## Data shown
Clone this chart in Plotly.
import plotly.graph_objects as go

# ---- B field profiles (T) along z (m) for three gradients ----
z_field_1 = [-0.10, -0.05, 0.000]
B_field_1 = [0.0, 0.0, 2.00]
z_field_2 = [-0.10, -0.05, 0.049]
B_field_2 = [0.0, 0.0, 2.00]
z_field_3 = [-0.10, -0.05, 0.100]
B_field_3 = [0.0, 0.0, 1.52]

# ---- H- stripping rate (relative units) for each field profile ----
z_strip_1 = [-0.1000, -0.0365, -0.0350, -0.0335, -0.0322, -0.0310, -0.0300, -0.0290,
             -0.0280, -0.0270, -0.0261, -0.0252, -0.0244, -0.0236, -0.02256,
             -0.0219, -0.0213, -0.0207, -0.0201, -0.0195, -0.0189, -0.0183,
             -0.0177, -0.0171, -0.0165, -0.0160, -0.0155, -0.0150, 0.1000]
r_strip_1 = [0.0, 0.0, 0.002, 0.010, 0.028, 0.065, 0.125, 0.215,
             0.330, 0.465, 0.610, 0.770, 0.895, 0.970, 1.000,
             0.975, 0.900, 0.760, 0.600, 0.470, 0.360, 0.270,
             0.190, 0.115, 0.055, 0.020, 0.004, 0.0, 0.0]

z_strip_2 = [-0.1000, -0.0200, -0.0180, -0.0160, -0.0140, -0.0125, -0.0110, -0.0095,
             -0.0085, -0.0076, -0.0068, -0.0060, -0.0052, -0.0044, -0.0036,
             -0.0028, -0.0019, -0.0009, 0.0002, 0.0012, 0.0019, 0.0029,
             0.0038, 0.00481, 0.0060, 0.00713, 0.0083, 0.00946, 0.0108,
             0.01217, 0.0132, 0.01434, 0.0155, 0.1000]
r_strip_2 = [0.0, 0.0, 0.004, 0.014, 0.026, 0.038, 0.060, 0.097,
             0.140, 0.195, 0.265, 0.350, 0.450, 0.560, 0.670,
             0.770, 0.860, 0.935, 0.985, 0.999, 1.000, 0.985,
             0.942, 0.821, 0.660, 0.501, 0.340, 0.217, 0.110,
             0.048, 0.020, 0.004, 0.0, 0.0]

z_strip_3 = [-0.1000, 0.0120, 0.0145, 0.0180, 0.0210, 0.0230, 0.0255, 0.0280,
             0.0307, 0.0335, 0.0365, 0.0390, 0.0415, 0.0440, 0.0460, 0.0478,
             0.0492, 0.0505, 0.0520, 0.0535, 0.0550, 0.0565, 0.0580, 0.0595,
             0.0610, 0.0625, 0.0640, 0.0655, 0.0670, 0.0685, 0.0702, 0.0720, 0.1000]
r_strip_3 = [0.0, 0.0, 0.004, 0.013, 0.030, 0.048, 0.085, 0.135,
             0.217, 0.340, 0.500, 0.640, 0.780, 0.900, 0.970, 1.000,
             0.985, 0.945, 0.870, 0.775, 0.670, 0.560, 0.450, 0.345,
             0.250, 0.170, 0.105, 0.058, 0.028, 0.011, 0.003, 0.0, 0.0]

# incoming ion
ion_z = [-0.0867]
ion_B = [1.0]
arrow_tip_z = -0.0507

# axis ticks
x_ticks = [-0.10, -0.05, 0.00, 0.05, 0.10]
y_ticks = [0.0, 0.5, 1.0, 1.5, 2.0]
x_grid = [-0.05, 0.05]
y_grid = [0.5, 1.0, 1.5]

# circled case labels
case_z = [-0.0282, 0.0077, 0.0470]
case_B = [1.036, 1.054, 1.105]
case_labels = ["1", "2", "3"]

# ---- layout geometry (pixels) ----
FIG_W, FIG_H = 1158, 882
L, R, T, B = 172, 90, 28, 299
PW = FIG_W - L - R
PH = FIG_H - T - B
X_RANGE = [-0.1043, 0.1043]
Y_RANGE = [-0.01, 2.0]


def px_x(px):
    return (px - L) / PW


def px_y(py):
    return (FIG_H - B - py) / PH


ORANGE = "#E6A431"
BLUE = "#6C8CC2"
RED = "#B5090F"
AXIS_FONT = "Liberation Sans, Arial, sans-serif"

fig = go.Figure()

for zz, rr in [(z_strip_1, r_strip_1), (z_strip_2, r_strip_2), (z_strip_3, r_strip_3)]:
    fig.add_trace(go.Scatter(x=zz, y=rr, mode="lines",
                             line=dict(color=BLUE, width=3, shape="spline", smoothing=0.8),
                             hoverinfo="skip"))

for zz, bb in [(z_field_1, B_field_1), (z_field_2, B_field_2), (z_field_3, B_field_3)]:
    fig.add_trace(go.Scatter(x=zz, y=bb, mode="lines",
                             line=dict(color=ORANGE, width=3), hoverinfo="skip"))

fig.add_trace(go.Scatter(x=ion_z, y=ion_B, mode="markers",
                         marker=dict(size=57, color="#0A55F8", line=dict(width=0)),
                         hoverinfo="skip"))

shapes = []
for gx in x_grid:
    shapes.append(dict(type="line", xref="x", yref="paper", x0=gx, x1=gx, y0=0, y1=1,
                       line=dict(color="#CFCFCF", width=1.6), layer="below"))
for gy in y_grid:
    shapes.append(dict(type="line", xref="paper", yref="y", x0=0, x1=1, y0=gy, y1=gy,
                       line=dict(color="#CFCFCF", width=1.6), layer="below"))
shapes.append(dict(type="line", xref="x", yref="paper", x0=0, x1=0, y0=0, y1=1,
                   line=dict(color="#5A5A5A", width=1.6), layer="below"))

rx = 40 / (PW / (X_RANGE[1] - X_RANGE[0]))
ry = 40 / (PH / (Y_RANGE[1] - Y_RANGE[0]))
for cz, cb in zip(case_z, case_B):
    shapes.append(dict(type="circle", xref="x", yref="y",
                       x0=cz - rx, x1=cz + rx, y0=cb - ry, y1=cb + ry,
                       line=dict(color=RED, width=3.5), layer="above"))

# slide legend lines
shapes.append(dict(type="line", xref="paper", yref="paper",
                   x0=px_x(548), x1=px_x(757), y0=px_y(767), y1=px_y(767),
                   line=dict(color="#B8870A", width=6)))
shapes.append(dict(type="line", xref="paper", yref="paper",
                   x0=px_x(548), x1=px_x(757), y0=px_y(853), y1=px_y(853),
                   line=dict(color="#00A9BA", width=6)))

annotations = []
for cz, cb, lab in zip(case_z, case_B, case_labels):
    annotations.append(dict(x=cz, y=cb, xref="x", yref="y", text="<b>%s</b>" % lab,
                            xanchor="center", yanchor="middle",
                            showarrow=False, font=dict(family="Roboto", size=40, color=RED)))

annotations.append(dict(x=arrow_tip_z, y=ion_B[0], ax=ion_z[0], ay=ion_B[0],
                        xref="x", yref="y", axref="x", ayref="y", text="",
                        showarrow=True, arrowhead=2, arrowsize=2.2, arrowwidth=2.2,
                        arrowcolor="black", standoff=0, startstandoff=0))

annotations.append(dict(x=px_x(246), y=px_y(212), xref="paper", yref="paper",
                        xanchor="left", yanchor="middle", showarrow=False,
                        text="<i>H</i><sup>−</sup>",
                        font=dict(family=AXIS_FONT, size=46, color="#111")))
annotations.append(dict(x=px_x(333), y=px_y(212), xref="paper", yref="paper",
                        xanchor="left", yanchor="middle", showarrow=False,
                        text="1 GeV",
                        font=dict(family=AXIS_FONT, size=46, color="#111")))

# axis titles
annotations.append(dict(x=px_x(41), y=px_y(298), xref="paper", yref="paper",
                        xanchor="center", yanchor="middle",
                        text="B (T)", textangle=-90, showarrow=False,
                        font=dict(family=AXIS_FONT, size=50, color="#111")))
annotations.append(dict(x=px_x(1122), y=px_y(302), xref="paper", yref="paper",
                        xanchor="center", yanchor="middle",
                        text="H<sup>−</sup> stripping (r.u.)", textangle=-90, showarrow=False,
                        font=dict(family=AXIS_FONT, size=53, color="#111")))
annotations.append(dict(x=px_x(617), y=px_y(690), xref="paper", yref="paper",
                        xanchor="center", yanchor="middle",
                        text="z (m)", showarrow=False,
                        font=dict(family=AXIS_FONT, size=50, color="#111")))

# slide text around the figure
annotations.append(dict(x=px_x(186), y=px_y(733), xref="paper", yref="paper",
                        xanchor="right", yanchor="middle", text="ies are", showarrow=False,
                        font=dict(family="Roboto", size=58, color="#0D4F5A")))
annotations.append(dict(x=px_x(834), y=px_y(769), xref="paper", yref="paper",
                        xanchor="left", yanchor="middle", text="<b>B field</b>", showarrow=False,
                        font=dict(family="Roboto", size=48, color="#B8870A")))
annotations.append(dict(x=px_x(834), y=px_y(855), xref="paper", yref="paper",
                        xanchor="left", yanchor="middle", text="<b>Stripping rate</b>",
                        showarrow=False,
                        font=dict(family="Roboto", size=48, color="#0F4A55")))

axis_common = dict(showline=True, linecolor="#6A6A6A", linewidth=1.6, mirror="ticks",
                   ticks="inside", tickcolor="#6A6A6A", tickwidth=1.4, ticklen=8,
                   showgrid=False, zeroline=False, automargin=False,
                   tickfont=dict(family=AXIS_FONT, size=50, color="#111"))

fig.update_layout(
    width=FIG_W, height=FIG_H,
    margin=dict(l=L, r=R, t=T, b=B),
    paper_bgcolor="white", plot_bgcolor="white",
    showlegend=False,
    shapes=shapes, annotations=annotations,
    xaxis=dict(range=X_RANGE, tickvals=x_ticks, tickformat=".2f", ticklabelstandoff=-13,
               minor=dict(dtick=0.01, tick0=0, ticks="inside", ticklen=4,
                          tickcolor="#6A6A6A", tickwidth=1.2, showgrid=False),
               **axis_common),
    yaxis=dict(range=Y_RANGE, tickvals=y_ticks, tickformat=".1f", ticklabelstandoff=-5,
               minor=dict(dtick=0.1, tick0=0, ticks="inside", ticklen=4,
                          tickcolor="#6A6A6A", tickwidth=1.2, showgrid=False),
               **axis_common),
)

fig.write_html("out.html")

## Request
Reprint the data above from the opening line to the line holding "0.048, 0.020, 0.004, 0.0, 0.0]", inclusive, and nothing else.

## Exercise answer
Clone this chart in Plotly.
import plotly.graph_objects as go

# ---- B field profiles (T) along z (m) for three gradients ----
z_field_1 = [-0.10, -0.05, 0.000]
B_field_1 = [0.0, 0.0, 2.00]
z_field_2 = [-0.10, -0.05, 0.049]
B_field_2 = [0.0, 0.0, 2.00]
z_field_3 = [-0.10, -0.05, 0.100]
B_field_3 = [0.0, 0.0, 1.52]

# ---- H- stripping rate (relative units) for each field profile ----
z_strip_1 = [-0.1000, -0.0365, -0.0350, -0.0335, -0.0322, -0.0310, -0.0300, -0.0290,
             -0.0280, -0.0270, -0.0261, -0.0252, -0.0244, -0.0236, -0.02256,
             -0.0219, -0.0213, -0.0207, -0.0201, -0.0195, -0.0189, -0.0183,
             -0.0177, -0.0171, -0.0165, -0.0160, -0.0155, -0.0150, 0.1000]
r_strip_1 = [0.0, 0.0, 0.002, 0.010, 0.028, 0.065, 0.125, 0.215,
             0.330, 0.465, 0.610, 0.770, 0.895, 0.970, 1.000,
             0.975, 0.900, 0.760, 0.600, 0.470, 0.360, 0.270,
             0.190, 0.115, 0.055, 0.020, 0.004, 0.0, 0.0]

z_strip_2 = [-0.1000, -0.0200, -0.0180, -0.0160, -0.0140, -0.0125, -0.0110, -0.0095,
             -0.0085, -0.0076, -0.0068, -0.0060, -0.0052, -0.0044, -0.0036,
             -0.0028, -0.0019, -0.0009, 0.0002, 0.0012, 0.0019, 0.0029,
             0.0038, 0.00481, 0.0060, 0.00713, 0.0083, 0.00946, 0.0108,
             0.01217, 0.0132, 0.01434, 0.0155, 0.1000]
r_strip_2 = [0.0, 0.0, 0.004, 0.014, 0.026, 0.038, 0.060, 0.097,
             0.140, 0.195, 0.265, 0.350, 0.450, 0.560, 0.670,
             0.770, 0.860, 0.935, 0.985, 0.999, 1.000, 0.985,
             0.942, 0.821, 0.660, 0.501, 0.340, 0.217, 0.110,
             0.048, 0.020, 0.004, 0.0, 0.0]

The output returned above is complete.